_Charts and diagrams as code_
"""
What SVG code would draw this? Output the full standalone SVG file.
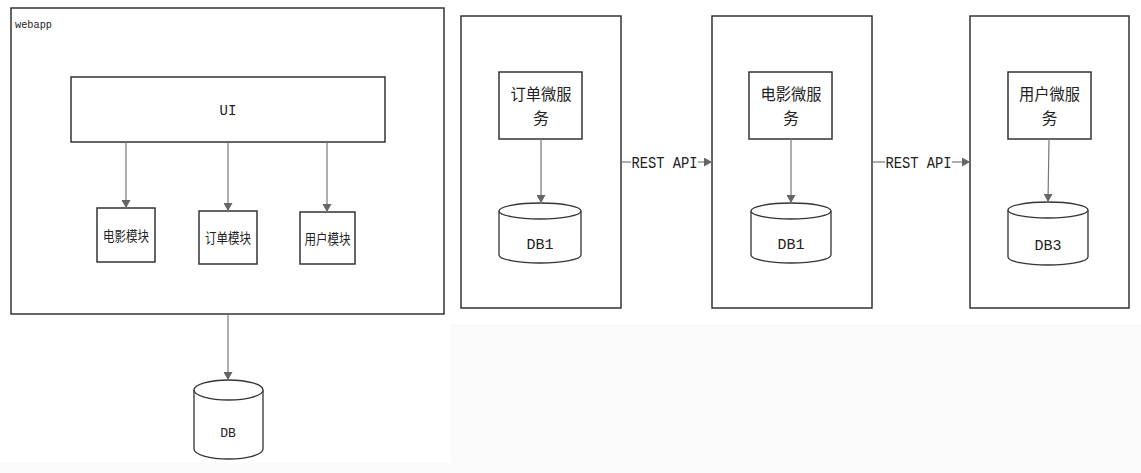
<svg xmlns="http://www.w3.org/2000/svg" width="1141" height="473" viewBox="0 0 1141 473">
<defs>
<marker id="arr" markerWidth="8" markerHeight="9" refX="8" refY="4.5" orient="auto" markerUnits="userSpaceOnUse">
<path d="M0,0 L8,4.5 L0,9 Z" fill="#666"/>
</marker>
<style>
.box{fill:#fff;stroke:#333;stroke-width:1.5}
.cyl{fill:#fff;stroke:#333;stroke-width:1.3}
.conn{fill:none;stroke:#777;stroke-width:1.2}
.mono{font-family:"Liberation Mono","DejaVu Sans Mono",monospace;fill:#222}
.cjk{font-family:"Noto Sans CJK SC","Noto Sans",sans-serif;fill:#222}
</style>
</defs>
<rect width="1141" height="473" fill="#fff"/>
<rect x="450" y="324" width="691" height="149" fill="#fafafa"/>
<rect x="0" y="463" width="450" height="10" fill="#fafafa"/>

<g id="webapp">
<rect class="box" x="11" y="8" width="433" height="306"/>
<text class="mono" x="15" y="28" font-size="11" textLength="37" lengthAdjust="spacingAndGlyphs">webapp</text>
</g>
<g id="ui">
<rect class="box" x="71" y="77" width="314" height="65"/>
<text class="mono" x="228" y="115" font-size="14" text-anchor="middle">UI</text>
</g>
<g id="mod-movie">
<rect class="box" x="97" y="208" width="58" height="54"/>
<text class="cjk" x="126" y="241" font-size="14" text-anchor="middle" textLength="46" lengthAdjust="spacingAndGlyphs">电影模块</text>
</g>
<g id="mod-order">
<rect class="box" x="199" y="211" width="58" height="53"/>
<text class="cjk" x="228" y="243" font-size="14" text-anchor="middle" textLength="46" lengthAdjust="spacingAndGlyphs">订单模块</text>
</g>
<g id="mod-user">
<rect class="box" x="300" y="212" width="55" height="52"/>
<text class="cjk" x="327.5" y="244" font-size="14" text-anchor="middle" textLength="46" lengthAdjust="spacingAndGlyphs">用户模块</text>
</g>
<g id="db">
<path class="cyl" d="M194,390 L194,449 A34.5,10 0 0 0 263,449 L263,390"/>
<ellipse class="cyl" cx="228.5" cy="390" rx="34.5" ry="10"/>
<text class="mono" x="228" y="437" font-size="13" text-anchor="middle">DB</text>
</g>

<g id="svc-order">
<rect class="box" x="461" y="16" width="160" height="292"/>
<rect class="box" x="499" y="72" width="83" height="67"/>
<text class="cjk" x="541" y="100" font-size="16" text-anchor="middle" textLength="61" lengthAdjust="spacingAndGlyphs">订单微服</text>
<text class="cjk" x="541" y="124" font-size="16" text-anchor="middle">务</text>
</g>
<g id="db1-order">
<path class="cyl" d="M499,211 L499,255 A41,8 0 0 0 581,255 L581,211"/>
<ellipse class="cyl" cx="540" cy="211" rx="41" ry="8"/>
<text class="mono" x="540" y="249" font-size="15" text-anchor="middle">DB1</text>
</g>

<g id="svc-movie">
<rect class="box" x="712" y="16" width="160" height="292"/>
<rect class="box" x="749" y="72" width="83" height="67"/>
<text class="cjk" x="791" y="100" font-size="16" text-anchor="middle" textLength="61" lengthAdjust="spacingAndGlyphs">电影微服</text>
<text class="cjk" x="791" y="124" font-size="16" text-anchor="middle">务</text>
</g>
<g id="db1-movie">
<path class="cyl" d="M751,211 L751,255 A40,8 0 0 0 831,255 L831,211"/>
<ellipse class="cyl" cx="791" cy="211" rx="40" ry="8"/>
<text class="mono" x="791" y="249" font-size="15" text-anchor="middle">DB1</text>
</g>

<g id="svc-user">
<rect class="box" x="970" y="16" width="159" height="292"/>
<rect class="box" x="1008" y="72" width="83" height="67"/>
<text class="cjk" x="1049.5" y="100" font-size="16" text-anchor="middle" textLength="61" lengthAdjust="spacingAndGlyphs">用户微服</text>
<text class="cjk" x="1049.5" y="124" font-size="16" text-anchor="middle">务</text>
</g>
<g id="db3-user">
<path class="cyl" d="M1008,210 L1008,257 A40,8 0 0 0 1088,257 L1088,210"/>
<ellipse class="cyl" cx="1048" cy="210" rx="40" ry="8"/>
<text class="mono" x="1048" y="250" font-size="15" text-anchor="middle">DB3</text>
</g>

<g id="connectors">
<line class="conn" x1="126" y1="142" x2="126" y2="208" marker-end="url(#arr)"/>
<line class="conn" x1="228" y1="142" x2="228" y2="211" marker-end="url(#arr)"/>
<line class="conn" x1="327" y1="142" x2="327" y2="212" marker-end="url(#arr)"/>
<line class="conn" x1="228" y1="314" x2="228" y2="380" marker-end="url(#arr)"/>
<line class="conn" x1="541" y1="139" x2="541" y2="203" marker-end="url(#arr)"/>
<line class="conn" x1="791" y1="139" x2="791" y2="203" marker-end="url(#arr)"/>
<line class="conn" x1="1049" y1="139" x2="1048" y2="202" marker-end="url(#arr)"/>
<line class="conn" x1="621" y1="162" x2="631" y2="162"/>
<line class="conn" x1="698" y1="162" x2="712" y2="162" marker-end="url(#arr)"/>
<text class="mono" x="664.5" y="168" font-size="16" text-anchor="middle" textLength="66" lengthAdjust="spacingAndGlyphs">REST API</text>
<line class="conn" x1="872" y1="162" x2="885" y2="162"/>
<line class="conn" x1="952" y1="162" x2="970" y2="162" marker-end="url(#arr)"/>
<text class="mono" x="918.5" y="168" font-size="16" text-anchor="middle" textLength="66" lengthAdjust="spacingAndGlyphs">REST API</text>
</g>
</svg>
"""
"""
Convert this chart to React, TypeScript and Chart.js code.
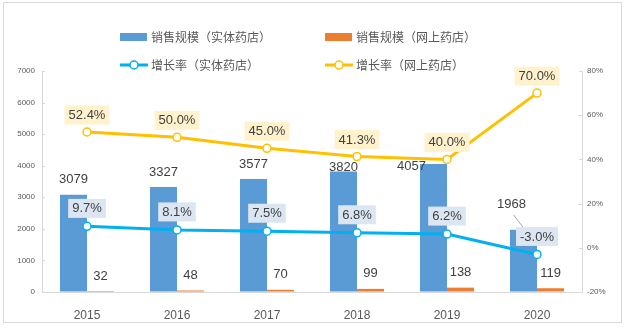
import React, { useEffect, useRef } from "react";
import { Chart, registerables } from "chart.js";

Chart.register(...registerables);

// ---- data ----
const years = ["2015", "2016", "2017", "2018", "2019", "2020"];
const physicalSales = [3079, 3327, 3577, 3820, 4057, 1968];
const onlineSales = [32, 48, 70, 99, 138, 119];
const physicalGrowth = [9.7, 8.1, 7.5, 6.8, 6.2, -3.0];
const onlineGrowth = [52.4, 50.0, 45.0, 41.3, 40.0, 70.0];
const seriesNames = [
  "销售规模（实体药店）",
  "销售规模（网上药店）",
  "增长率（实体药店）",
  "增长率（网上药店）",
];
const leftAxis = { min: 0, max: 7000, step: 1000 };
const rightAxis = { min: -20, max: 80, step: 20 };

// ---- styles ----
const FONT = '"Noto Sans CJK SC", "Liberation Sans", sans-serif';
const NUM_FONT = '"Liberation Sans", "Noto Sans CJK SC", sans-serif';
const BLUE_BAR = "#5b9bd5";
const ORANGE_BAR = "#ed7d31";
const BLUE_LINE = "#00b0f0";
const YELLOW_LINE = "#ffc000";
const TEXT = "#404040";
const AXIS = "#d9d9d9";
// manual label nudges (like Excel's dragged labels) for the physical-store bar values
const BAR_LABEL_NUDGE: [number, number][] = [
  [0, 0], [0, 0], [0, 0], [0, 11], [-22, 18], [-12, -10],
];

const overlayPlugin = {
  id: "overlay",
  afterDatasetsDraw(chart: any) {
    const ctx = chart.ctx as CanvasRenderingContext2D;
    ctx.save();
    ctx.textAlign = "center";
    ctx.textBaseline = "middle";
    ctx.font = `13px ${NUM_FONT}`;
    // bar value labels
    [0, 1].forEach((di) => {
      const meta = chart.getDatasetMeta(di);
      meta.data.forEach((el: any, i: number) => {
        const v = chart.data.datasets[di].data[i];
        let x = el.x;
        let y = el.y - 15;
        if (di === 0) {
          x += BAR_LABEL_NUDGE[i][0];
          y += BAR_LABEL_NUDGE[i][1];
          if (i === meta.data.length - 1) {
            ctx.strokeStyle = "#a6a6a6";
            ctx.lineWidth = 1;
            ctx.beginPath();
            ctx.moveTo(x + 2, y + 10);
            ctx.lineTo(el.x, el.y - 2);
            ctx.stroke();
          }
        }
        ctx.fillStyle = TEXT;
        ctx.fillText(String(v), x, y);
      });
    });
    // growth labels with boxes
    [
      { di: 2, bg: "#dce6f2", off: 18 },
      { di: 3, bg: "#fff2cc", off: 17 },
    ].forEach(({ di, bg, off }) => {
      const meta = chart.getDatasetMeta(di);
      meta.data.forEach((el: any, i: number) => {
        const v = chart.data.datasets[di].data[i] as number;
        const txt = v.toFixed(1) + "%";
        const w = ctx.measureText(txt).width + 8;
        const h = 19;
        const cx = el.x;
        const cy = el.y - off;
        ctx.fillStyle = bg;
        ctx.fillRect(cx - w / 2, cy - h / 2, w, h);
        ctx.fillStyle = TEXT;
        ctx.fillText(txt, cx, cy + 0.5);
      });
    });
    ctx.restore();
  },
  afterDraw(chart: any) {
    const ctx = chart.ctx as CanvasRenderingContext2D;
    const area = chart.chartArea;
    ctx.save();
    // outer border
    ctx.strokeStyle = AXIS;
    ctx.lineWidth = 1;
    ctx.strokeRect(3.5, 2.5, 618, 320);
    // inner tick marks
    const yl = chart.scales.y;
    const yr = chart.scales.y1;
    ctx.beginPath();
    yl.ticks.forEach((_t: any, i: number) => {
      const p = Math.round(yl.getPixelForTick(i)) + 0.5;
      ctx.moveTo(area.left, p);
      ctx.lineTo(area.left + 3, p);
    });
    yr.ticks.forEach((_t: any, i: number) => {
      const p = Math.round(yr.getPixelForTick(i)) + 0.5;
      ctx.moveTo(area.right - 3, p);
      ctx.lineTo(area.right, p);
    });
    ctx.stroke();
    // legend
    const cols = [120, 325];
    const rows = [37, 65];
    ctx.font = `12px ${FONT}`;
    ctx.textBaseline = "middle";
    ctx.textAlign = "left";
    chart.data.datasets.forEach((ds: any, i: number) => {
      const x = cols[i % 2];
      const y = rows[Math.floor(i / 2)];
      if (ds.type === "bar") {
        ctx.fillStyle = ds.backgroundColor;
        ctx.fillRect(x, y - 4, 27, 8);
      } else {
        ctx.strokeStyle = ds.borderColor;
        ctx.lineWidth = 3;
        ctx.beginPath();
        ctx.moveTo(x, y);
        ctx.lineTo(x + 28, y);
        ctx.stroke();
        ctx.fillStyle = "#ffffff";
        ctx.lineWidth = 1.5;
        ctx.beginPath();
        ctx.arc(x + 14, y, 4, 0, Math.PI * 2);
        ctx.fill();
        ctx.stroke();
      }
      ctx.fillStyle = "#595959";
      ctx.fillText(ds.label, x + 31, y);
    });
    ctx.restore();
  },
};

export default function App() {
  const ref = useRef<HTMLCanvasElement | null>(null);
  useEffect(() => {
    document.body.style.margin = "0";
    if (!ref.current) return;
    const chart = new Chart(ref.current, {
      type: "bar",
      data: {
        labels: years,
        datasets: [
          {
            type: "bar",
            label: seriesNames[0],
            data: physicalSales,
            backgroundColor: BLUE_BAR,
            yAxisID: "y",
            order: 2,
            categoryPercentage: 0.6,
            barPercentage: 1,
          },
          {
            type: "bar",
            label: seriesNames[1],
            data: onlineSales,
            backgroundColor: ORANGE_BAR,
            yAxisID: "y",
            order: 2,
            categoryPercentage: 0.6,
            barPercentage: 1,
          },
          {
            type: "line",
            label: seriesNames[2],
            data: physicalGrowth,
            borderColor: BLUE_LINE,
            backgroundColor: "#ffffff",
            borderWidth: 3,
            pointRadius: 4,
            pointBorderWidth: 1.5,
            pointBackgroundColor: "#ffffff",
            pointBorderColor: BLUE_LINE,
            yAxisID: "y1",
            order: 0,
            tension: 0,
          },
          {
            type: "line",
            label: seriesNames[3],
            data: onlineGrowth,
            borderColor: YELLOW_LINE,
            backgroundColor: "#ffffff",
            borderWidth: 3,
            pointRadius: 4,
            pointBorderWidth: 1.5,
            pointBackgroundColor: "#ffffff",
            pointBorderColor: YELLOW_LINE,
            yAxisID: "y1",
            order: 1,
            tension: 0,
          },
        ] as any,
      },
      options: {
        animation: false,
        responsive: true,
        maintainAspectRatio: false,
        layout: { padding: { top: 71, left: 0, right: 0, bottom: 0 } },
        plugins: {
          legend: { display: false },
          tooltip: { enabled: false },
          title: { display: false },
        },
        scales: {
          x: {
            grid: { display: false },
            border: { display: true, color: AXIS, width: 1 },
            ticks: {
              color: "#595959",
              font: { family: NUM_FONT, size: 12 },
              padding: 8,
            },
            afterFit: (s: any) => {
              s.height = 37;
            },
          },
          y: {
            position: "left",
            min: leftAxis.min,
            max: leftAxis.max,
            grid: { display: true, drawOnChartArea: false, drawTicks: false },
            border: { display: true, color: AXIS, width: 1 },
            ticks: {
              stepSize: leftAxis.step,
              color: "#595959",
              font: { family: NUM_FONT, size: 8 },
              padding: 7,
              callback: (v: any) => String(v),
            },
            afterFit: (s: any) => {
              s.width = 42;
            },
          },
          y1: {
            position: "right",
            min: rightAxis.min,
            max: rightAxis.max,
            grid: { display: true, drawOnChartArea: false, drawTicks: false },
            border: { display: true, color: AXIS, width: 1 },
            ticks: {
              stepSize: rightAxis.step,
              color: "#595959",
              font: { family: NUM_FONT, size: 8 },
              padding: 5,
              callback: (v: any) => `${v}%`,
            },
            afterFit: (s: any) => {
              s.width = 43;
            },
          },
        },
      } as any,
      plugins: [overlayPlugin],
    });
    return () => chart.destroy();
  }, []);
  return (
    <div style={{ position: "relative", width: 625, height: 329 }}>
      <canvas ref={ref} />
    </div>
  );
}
"""
_PROBLEM_
For the records above, state how many lines include the string "this", giving the number and nothing else.

_REPLY_
2